This is still using a Tomasulo like algorithm, it's just been shifted from the backend to the front end. And instructions don't lock up on an L1 miss. Instead the results of that instruction are marked as poisoned, and the front end replays the their microps forward in the execution stream once the L1 miss is resolved. As the article points out, this replay is likely to fill out otherwise unused execution slots on general purpose code, as OoO cpus rarely sustain their full execution width.

It's a smart idea, and has some parallels to the Mill CPU design. The backend is conceptually similar to a statically scheduled VLIW core, and the front end races ahead using it's matrix scorecard trying to queue up as much as it can for it vs the presence of unpredictable latencies.

▲

quantummagic 3 days ago | parent [-]

> Mill CPU design

There were some fascinating concepts being explored in that project. It's a shame nothing came of it.

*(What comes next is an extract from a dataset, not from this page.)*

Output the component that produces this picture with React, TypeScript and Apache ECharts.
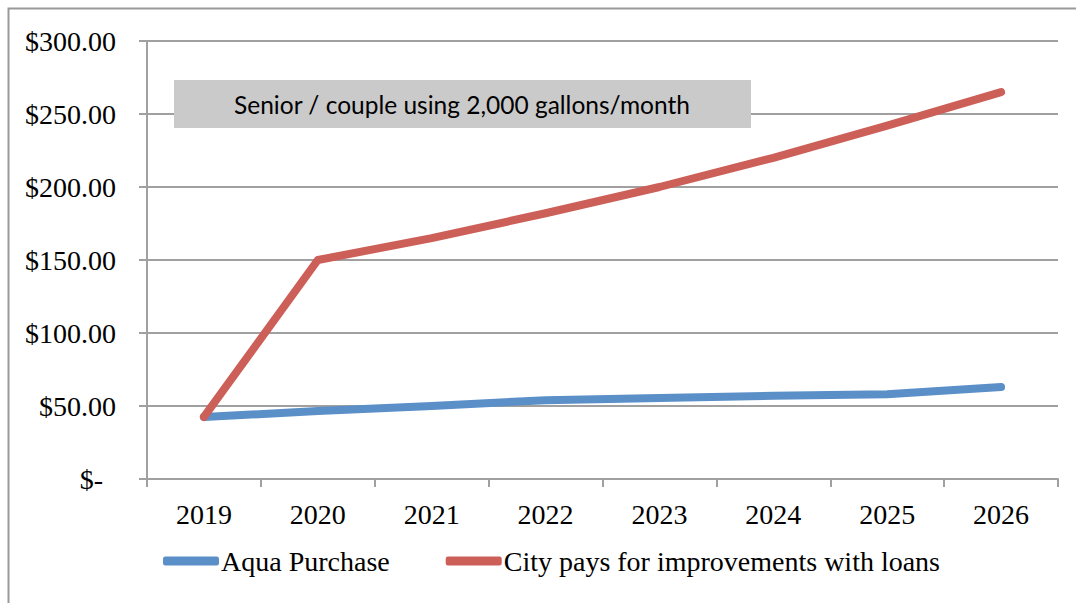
import React, { useEffect, useRef } from "react";
import * as echarts from "echarts";

const years = ["2019", "2020", "2021", "2022", "2023", "2024", "2025", "2026"];
const aquaPurchase = [42.5, 46.5, 50, 54, 55.5, 57, 58, 63];
const cityLoans = [42.5, 150, 165, 182, 200, 220, 242, 265];
const seriesNames = ["Aqua Purchase", "City pays for improvements with loans"];
const noteText = "Senior / couple using 2,000 gallons/month";

const SERIF = '"Liberation Serif", "DejaVu Serif", serif';
const SANS = 'Lato, "Open Sans", "Noto Sans", sans-serif';

export default function App() {
  const ref = useRef<HTMLDivElement>(null);
  useEffect(() => {
    document.body.style.margin = "0";
    const chart = echarts.init(ref.current!, null, { renderer: "svg" });
    chart.setOption({
      animation: false,
      backgroundColor: "#ffffff",
      grid: { left: 147, right: 18, top: 41, bottom: 124, containLabel: false },
      legend: {
        left: 158,
        top: 542,
        itemWidth: 56,
        itemHeight: 9,
        itemGap: 56,
        icon: "roundRect",
        textStyle: { fontFamily: SERIF, fontSize: 28, color: "#000", padding: [0, 0, 0, -3] },
        data: seriesNames,
      },
      xAxis: {
        type: "category",
        data: years,
        boundaryGap: true,
        axisLine: { show: true, lineStyle: { color: "#a0a0a0", width: 2 } },
        axisTick: { show: true, length: 8, lineStyle: { color: "#a0a0a0", width: 2 } },
        axisLabel: { fontFamily: SERIF, fontSize: 28, color: "#000", margin: 21 },
      },
      yAxis: {
        type: "value",
        min: 0,
        max: 300,
        interval: 50,
        axisLine: { show: true, lineStyle: { color: "#a0a0a0", width: 2 } },
        axisTick: { show: true, length: 8, lineStyle: { color: "#a0a0a0", width: 2 } },
        splitLine: { show: true, lineStyle: { color: "#a0a0a0", width: 2 } },
        axisLabel: {
          fontFamily: SERIF,
          fontSize: 28,
          color: "#000",
          margin: 31,
          formatter: (v: number) => (v === 0 ? "{z|$-}" : "$" + v.toFixed(2)),
          rich: { z: { fontFamily: SERIF, fontSize: 28, color: "#000", padding: [0, 13, 0, 0] } },
        },
      },
      series: [
        {
          name: seriesNames[0],
          type: "line",
          data: aquaPurchase,
          symbol: "none",
          color: "#5b8fc8",
          lineStyle: { width: 8, cap: "round", join: "round", color: "#5b8fc8" },
          z: 2,
        },
        {
          name: seriesNames[1],
          type: "line",
          data: cityLoans,
          symbol: "none",
          color: "#cc5f58",
          lineStyle: { width: 8, cap: "round", join: "round", color: "#cc5f58" },
          z: 3,
        },
      ],
      graphic: [
        {
          type: "rect",
          left: 6,
          top: 6,
          shape: { x: 0, y: 0, width: 1090, height: 620 },
          style: { fill: "none", stroke: "#999999", lineWidth: 2 },
          silent: true,
          z: 0,
        },
        {
          type: "rect",
          x: 174,
          y: 80,
          z: 20,
          shape: { x: 0, y: 0, width: 577, height: 48 },
          style: { fill: "#cacaca" },
        },
        {
          type: "text",
          x: 462,
          y: 104,
          z: 21,
          style: {
            text: noteText,
            fontFamily: SANS,
            fontSize: 24.5,
            fill: "#000",
            align: "center",
            verticalAlign: "middle",
          },
        },
      ],
    });
    return () => chart.dispose();
  }, []);
  return <div ref={ref} style={{ width: 1076, height: 603 }} />;
}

	▲	Findecanor 2 days ago \| parent [-]
		Last post on their forum a month ago, they claimed that they were live and having progress, but I dunno ... What I'm afraid of is that perhaps they have been shifting what their goal is a little too often, which of course would delay their time to market. For example, I think they have shifted from straightforward fixed-SIMD to scalable vectors of some sort, and last I heard they were talking about AI .. which usually means that there's some kind of support for matrix multiplication.